— start of Source data —
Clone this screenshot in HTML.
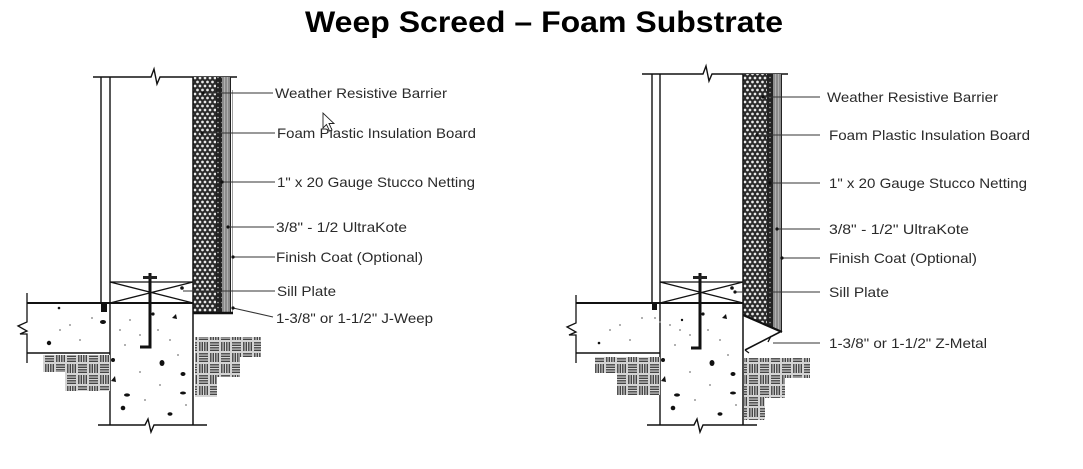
<!DOCTYPE html>
<html>
<head>
<meta charset="utf-8">
<style>
html,body{margin:0;padding:0;background:#fff;}
svg{display:block;}
text{font-family:"Liberation Sans",Arial,sans-serif;}
</style>
</head>
<body>
<svg width="1083" height="469" viewBox="0 0 1083 469" xmlns="http://www.w3.org/2000/svg">
<defs>
  <pattern id="foam" width="5" height="8" patternUnits="userSpaceOnUse">
    <rect width="5" height="8" fill="#2a2a2a"/>
    <circle cx="2.5" cy="2" r="1.35" fill="#e8e8e8"/>
    <circle cx="0" cy="6" r="1.35" fill="#e8e8e8"/>
    <circle cx="5" cy="6" r="1.35" fill="#e8e8e8"/>
  </pattern>
  <pattern id="band" width="4" height="5" patternUnits="userSpaceOnUse">
    <rect width="4" height="5" fill="#222"/>
    <circle cx="2" cy="2.5" r="0.8" fill="#aaa"/>
  </pattern>
  <pattern id="soil" width="22" height="22" patternUnits="userSpaceOnUse">
    <rect width="22" height="22" fill="#d4d4d4"/>
    <g stroke="#444" stroke-width="1.4" fill="none">
      <path d="M1,1.8H10M1,4.3H10M1,6.8H10M1,9.3H10"/>
      <path d="M12.8,1V10M15.3,1V10M17.8,1V10M20.3,1V10"/>
      <path d="M1.8,12V21M4.3,12V21M6.8,12V21M9.3,12V21"/>
      <path d="M12,12.8H21M12,15.3H21M12,17.8H21M12,20.3H21"/>
    </g>
  </pattern>
</defs>

<rect width="1083" height="469" fill="#fff"/>

<!-- Title -->
<text x="305" y="32" font-size="30" font-weight="bold" fill="#000" textLength="478" lengthAdjust="spacingAndGlyphs">Weep Screed – Foam Substrate</text>

<!-- ================= LEFT DIAGRAM ================= -->
<g stroke="#111" fill="none">
  <path d="M93,77H151L154,69L157,84L160,77H237" stroke-width="1.4"/>
  <path d="M101,77V303" stroke-width="1.4"/>
  <path d="M110,77V425" stroke-width="1.4"/>
</g>
<rect x="193" y="77" width="24" height="236" fill="url(#foam)"/>
<rect x="216" y="77" width="6" height="236" fill="url(#band)"/>
<rect x="222" y="77" width="8" height="236" fill="#8c8c8c"/>
<path d="M224.5,77V313M227.5,77V313" stroke="#bbb" stroke-width="0.8"/>
<path d="M193,77V425" stroke="#111" stroke-width="1.5"/>
<path d="M230.5,77V313" stroke="#222" stroke-width="1"/>
<path d="M232.5,90V312" stroke="#888" stroke-width="0.8"/>
<path d="M193,313H233" stroke="#111" stroke-width="2.5"/>
<g stroke="#111" fill="none" stroke-width="1.3">
  <path d="M110,282H193"/>
  <path d="M110,282L193,303M110,303L193,282"/>
</g>
<g stroke="#111" fill="none">
  <path d="M27,303H193" stroke-width="2"/>
  <path d="M27,353H110" stroke-width="1.4"/>
  <path d="M27,293V322L18,326L27,331L20,334H27V363" stroke-width="1.3"/>
  <path d="M98,425H145L148,419L151,432L154,425H207" stroke-width="1.4"/>
</g>
<path d="M150,273V347H140" stroke="#111" stroke-width="3" fill="none"/>
<rect x="143" y="276" width="14" height="3" fill="#222"/>
<path d="M43,355H110V391H65V372H43Z" fill="url(#soil)"/>
<path d="M195,337H261V357H240V377H217V397H195Z" fill="url(#soil)"/>
<g fill="#111">
  <rect x="101" y="304" width="6" height="8"/>
  <ellipse cx="103" cy="322" rx="3" ry="2"/>
  <path d="M172,318l4,-4 1,5z"/>
  <circle cx="49" cy="343" r="2.2"/>
  <ellipse cx="162" cy="363" rx="2.5" ry="3"/>
  <circle cx="113" cy="360" r="2"/>
  <path d="M111,381l4,-5 1,6z"/>
  <ellipse cx="183" cy="374" rx="2.5" ry="2"/>
  <ellipse cx="127" cy="395" rx="3" ry="1.6"/>
  <ellipse cx="183" cy="393" rx="3" ry="1.5"/>
  <circle cx="123" cy="408" r="2.3"/>
  <ellipse cx="170" cy="414" rx="2.5" ry="1.7"/>
  <circle cx="59" cy="308" r="1.3"/>
  <circle cx="153" cy="314" r="1.6"/>
  <circle cx="182" cy="288" r="1.8"/>
</g>
<g fill="#999">
  <circle cx="70" cy="325" r="1"/><circle cx="92" cy="318" r="1"/><circle cx="60" cy="330" r="1"/>
  <circle cx="130" cy="320" r="1"/><circle cx="140" cy="335" r="1"/><circle cx="170" cy="340" r="1"/>
  <circle cx="125" cy="345" r="1"/><circle cx="178" cy="355" r="1"/><circle cx="140" cy="372" r="1"/>
  <circle cx="160" cy="385" r="1"/><circle cx="120" cy="330" r="1"/><circle cx="145" cy="400" r="1"/>
  <circle cx="186" cy="405" r="1"/><circle cx="80" cy="340" r="1"/><circle cx="158" cy="330" r="1"/>
</g>
<g stroke="#333" stroke-width="1.1" fill="none">
  <path d="M203,93H273"/>
  <path d="M202,133H275"/>
  <path d="M222,182H275"/>
  <path d="M228,227H274"/>
  <path d="M233,257H275"/>
  <path d="M183,291H275"/>
  <path d="M233,308L273,317"/>
</g>
<g fill="#111">
  <circle cx="203" cy="93" r="1.6"/><circle cx="202" cy="133" r="1.6"/><circle cx="222" cy="182" r="1.6"/>
  <circle cx="228" cy="227" r="1.6"/><circle cx="233" cy="257" r="1.6"/><circle cx="233" cy="308" r="1.6"/>
</g>
<g font-size="14" fill="#2a2a2a">
  <text x="275" y="98" textLength="172" lengthAdjust="spacingAndGlyphs">Weather Resistive Barrier</text>
  <text x="277" y="138" textLength="199" lengthAdjust="spacingAndGlyphs">Foam Plastic Insulation Board</text>
  <text x="277" y="187" textLength="198" lengthAdjust="spacingAndGlyphs">1" x 20 Gauge Stucco Netting</text>
  <text x="276" y="232" textLength="131" lengthAdjust="spacingAndGlyphs">3/8" - 1/2 UltraKote</text>
  <text x="276" y="262" textLength="147" lengthAdjust="spacingAndGlyphs">Finish Coat (Optional)</text>
  <text x="277" y="296" textLength="59" lengthAdjust="spacingAndGlyphs">Sill Plate</text>
  <text x="276" y="323" textLength="157" lengthAdjust="spacingAndGlyphs">1-3/8" or 1-1/2" J-Weep</text>
</g>
<path d="M323,113L323,128L326.5,124.5L329.5,131L332,130L329,123.5L334,123.5Z" fill="#fff" stroke="#222" stroke-width="0.9"/>

<!-- ================= RIGHT DIAGRAM ================= -->
<g stroke="#111" fill="none">
  <path d="M642,74H703L706,66L709,81L712,74H788" stroke-width="1.4"/>
  <path d="M652,74V303" stroke-width="1.4"/>
  <path d="M660,74V425" stroke-width="1.4"/>
</g>
<clipPath id="rclip"><path d="M743,74H783V332L743,315Z"/></clipPath>
<g clip-path="url(#rclip)">
  <rect x="743" y="74" width="25" height="260" fill="url(#foam)"/>
  <rect x="767" y="74" width="6" height="260" fill="url(#band)"/>
  <rect x="773" y="74" width="8" height="260" fill="#8c8c8c"/>
  <path d="M775.5,74V334M778.5,74V334" stroke="#bbb" stroke-width="0.8"/>
  <path d="M781.5,74V334" stroke="#222" stroke-width="1"/>
</g>
<path d="M743,74V425" stroke="#111" stroke-width="1.5"/>
<path d="M743,315L782,332" stroke="#111" stroke-width="2.2"/>
<path d="M780,332L745,350" stroke="#111" stroke-width="1.6" fill="none"/>
<path d="M771,336L768,342" stroke="#111" stroke-width="1.3"/>
<path d="M745,350L749,353" stroke="#111" stroke-width="1.2"/>
<g stroke="#111" fill="none" stroke-width="1.3">
  <path d="M660,282H743"/>
  <path d="M660,282L743,303M660,303L743,282"/>
</g>
<g stroke="#111" fill="none">
  <path d="M576,303H743" stroke-width="2"/>
  <path d="M576,353H660" stroke-width="1.4"/>
  <path d="M576,295V323L567,327L576,332L569,335H576V363" stroke-width="1.3"/>
  <path d="M647,425H694L697,419L700,432L703,425H757" stroke-width="1.4"/>
</g>
<path d="M700,273V348H691" stroke="#111" stroke-width="3" fill="none"/>
<rect x="693" y="276" width="14" height="3" fill="#222"/>
<path d="M595,357H660V395H617V373H595Z" fill="url(#soil)"/>
<path d="M744,358H810V378H785V398H765V420H744Z" fill="url(#soil)"/>
<g fill="#111">
  <rect x="652" y="304" width="5" height="6"/>
  <path d="M722,318l4,-4 1,5z"/>
  <circle cx="599" cy="343" r="1.3"/>
  <ellipse cx="712" cy="363" rx="2.5" ry="3"/>
  <circle cx="663" cy="360" r="2"/>
  <path d="M661,381l4,-5 1,6z"/>
  <ellipse cx="733" cy="374" rx="2.5" ry="2"/>
  <ellipse cx="677" cy="395" rx="3" ry="1.6"/>
  <ellipse cx="733" cy="393" rx="3" ry="1.5"/>
  <circle cx="673" cy="408" r="2.3"/>
  <ellipse cx="720" cy="414" rx="2.5" ry="1.7"/>
  <circle cx="703" cy="314" r="1.6"/>
  <circle cx="732" cy="288" r="1.8"/>
  <circle cx="682" cy="320" r="1.2"/>
</g>
<g fill="#999">
  <circle cx="620" cy="325" r="1"/><circle cx="642" cy="318" r="1"/><circle cx="610" cy="330" r="1"/>
  <circle cx="680" cy="330" r="1"/><circle cx="690" cy="335" r="1"/><circle cx="720" cy="340" r="1"/>
  <circle cx="675" cy="345" r="1"/><circle cx="728" cy="355" r="1"/><circle cx="690" cy="372" r="1"/>
  <circle cx="710" cy="385" r="1"/><circle cx="670" cy="325" r="1"/><circle cx="695" cy="400" r="1"/>
  <circle cx="736" cy="405" r="1"/><circle cx="630" cy="340" r="1"/><circle cx="708" cy="330" r="1"/>
  <circle cx="655" cy="318" r="1"/><circle cx="660" cy="322" r="1"/>
</g>
<g stroke="#333" stroke-width="1.1" fill="none">
  <path d="M763,97H820"/>
  <path d="M757,135H820"/>
  <path d="M770,183H820"/>
  <path d="M777,229H820"/>
  <path d="M782,258H820"/>
  <path d="M735,292H820"/>
  <path d="M773,343H820"/>
</g>
<g fill="#111">
  <circle cx="763" cy="97" r="1.6"/><circle cx="757" cy="135" r="1.6"/><circle cx="770" cy="183" r="1.6"/>
  <circle cx="777" cy="229" r="1.6"/><circle cx="782" cy="258" r="1.6"/><circle cx="735" cy="292" r="1.6"/>
</g>
<g font-size="14" fill="#2a2a2a">
  <text x="827" y="102" textLength="171" lengthAdjust="spacingAndGlyphs">Weather Resistive Barrier</text>
  <text x="829" y="140" textLength="201" lengthAdjust="spacingAndGlyphs">Foam Plastic Insulation Board</text>
  <text x="829" y="188" textLength="198" lengthAdjust="spacingAndGlyphs">1" x 20 Gauge Stucco Netting</text>
  <text x="829" y="234" textLength="140" lengthAdjust="spacingAndGlyphs">3/8" - 1/2" UltraKote</text>
  <text x="829" y="263" textLength="148" lengthAdjust="spacingAndGlyphs">Finish Coat (Optional)</text>
  <text x="829" y="297" textLength="60" lengthAdjust="spacingAndGlyphs">Sill Plate</text>
  <text x="829" y="348" textLength="158" lengthAdjust="spacingAndGlyphs">1-3/8" or 1-1/2" Z-Metal</text>
</g>
</svg>
</body>
</html>
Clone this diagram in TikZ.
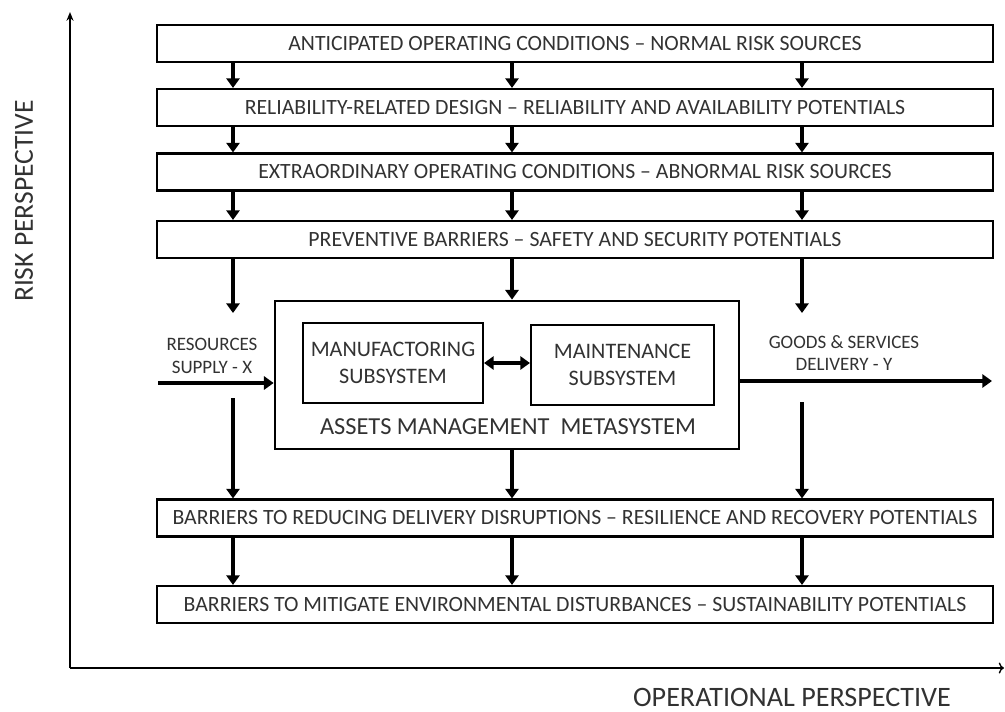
— end of Source data —
### What is being asked
Search the lines above for the string "Clone", then show every one that has it.

### Written response
Clone this screenshot in HTML.
Clone this diagram in TikZ.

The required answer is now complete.